La experiencia biológica del hombre y su historia es la de un sujeto continuamente errante, que sufre quizás injustamente sus errores necesarios y que es presa del desarrollo lógico de ellos. El cuerpo biológico del hombre es la evolución de la causalidad impresa en los momentos iniciales. La epoché quiere lo imposible: detener el tiempo para enlazar el logos con la vida, la razón con la existencia, regular en definitiva el tiempo de las dos series heterogéneas y reincorporarlas a una misma velocidad.

Tal detención se ha mostrado imposible o al menos sólo posible eliminando uno de los términos de la serie: el asceta ha destruido la existencia para alcanzar la unicidad dentro de la multiplicidad, lo propio de la existencia sin sus caracteres particulares, y quizás la eternidad del tiempo que se registra en su carencia de mundo y de vida.
El problema del asceta es precisamente esto: segando la vida, la flor que se obtiene es la de una inmensa y desolada melancolía, que lo refugia en su soledad incomprensible.

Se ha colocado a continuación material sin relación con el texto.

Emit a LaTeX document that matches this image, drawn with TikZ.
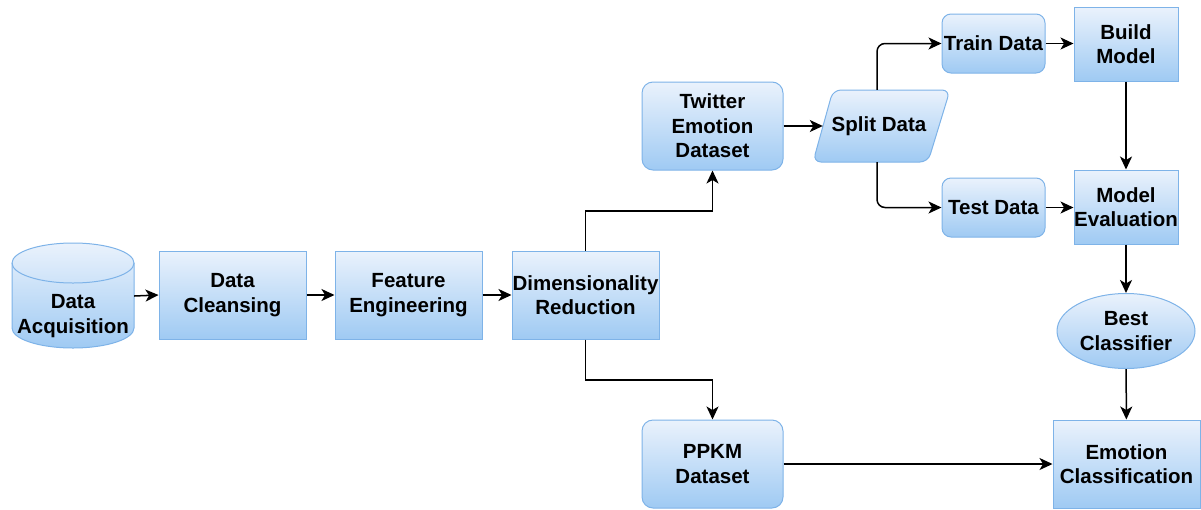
\documentclass[tikz,border=0pt]{standalone}
\usepackage{fontspec}
\setmainfont{Liberation Sans}
\usetikzlibrary{arrows.meta,shapes.geometric}
\definecolor{boxtop}{HTML}{EAF2FC}
\definecolor{boxbot}{HTML}{9FCAF3}
\definecolor{boxline}{HTML}{7EB3E8}
\tikzset{
  every node/.style={font=\fontsize{20.5}{24.5}\selectfont\bfseries, align=center, inner sep=0pt},
  grad/.style={top color=boxtop, bottom color=boxbot, draw=boxline, line width=1pt},
  stepbox/.style={grad, rectangle, minimum width=#1, minimum height=88pt},
  stepbox/.default=147pt,
  roundbox/.style={grad, rectangle, rounded corners=11pt, minimum width=141pt, minimum height=88pt},
  smallbox/.style={grad, rectangle, rounded corners=9pt, minimum width=103pt, minimum height=59pt},
  modelbox/.style={grad, rectangle, minimum width=104pt, minimum height=74pt},
  ghost/.style={rectangle, draw=none, fill=none},
  conn/.style={line width=1.5pt, -{Stealth[length=13pt,width=12pt,inset=3.5pt]}},
}
\begin{document}
\begin{tikzpicture}[x=1pt,y=-1pt]
\useasboundingbox (0,0) rectangle (1201,509);

% data store (cylinder)
\path[grad] (12,263) -- (12,328) arc[start angle=180,end angle=360,x radius=61pt,y radius=20pt]
  -- (134,263) arc[start angle=0,end angle=180,x radius=61pt,y radius=20pt] -- cycle;
\draw[boxline, line width=1pt] (12,263) arc[start angle=180,end angle=360,x radius=61pt,y radius=20pt];
\node[ghost, minimum width=122pt, minimum height=105pt] (acq) at (73,296) {};
\node at (73,316) {Data\\Acquisition};

% preprocessing chain
\node[stepbox] (clean) at (232.5,295) {Data\\Cleansing};
\node[stepbox] (feat) at (408.5,295) {Feature\\Engineering};
\node[stepbox] (dim) at (585.5,295) {Dimensionality\\Reduction};

% datasets
\node[roundbox] (twit) at (712.5,126) {Twitter\\Emotion\\Dataset};
\node[roundbox] (ppkm) at (712.5,464) {PPKM\\Dataset};

% split (parallelogram)
\path[grad, rounded corners=8pt] (833,90) -- (950,90) -- (928,162) -- (813,162) -- cycle;
\node[ghost, minimum width=108pt, minimum height=72pt] (split) at (877,126) {};
\node at (879,126) {Split Data};

% train / test
\node[smallbox] (train) at (993.5,43.5) {Train Data};
\node[smallbox] (test) at (993.5,207.5) {Test Data};
\node[modelbox] (build) at (1126,44) {Build\\Model};
\node[modelbox] (eval) at (1126,207) {Model\\Evaluation};
\node[grad, ellipse, minimum width=138pt, minimum height=75pt] (best) at (1126,331) {Best\\Classifier};
\node[stepbox] (emo) at (1126.5,464) {Emotion\\Classification};

% bend points
\coordinate (upbend) at (585.5,211);
\coordinate (downbend) at (585.5,380);

% connectors
\draw[conn] (acq.east) -- (clean.west);
\draw[conn] (clean) -- (feat);
\draw[conn] (feat) -- (dim);
\draw[conn] (dim.north) -- (upbend) -| (twit.south);
\draw[conn] (dim.south) -- (downbend) -| (ppkm.north);
\draw[conn] (twit.east) -- (split.west);
\draw[conn, rounded corners=8pt] (split.north) |- (train.west);
\draw[conn, rounded corners=8pt] (split.south) |- (test.west);
\draw[conn] (train.east) -- (build.west |- train.east);
\draw[conn] (test.east) -- (eval.west |- test.east);
\draw[conn] (build) -- (eval);
\draw[conn] (eval) -- (best);
\draw[conn] (best) -- (emo);
\draw[conn] (ppkm) -- (emo);
\end{tikzpicture}
\end{document}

Por apresar el sentido propio de aquello que rige la existencia hemos ascendido al lugar de la nada del sentido, despojados ya de la necesidad siquiera de existir.
Hasta los mismos filósofos se enfrentan con la falta del sentido bajo todas las fórmulas de la filosofía. Al final, aquello que se quiere apresar y que es el objeto propio de la filosofía, ¿no es acaso un engaño, un falso reflejo que sólo sirve de guía para poder construir la existencia que cae bajo su luz directora?
Ya Kant pensó la metafísica como meros conceptos reguladores de la razón. Quizás sea esto lo que tengamos todavía que aprender: que el conocimiento es sólo una guía que nos permite hacer el camino de la existencia por medio del cual se la quiere comprender.

Al final, lo importante no es alcanzar el objeto, la finalidad, sino construir un trayecto, sólo finalizado por la muerte. De este modo, no es el objeto del saber, sino la muerte, nuestro último objetivo.
Ella es la dama que ordena y que sella nuestra vida, y que pone fin a eso que empezamos un día mediante una decisión desordenada e inconsciente.

1 comentario:

Anónimo dijo...

Magnífico, no hay mejor forma de empezar el día que leyendo un texto en el que la hermosura y la crueldad se den la mano.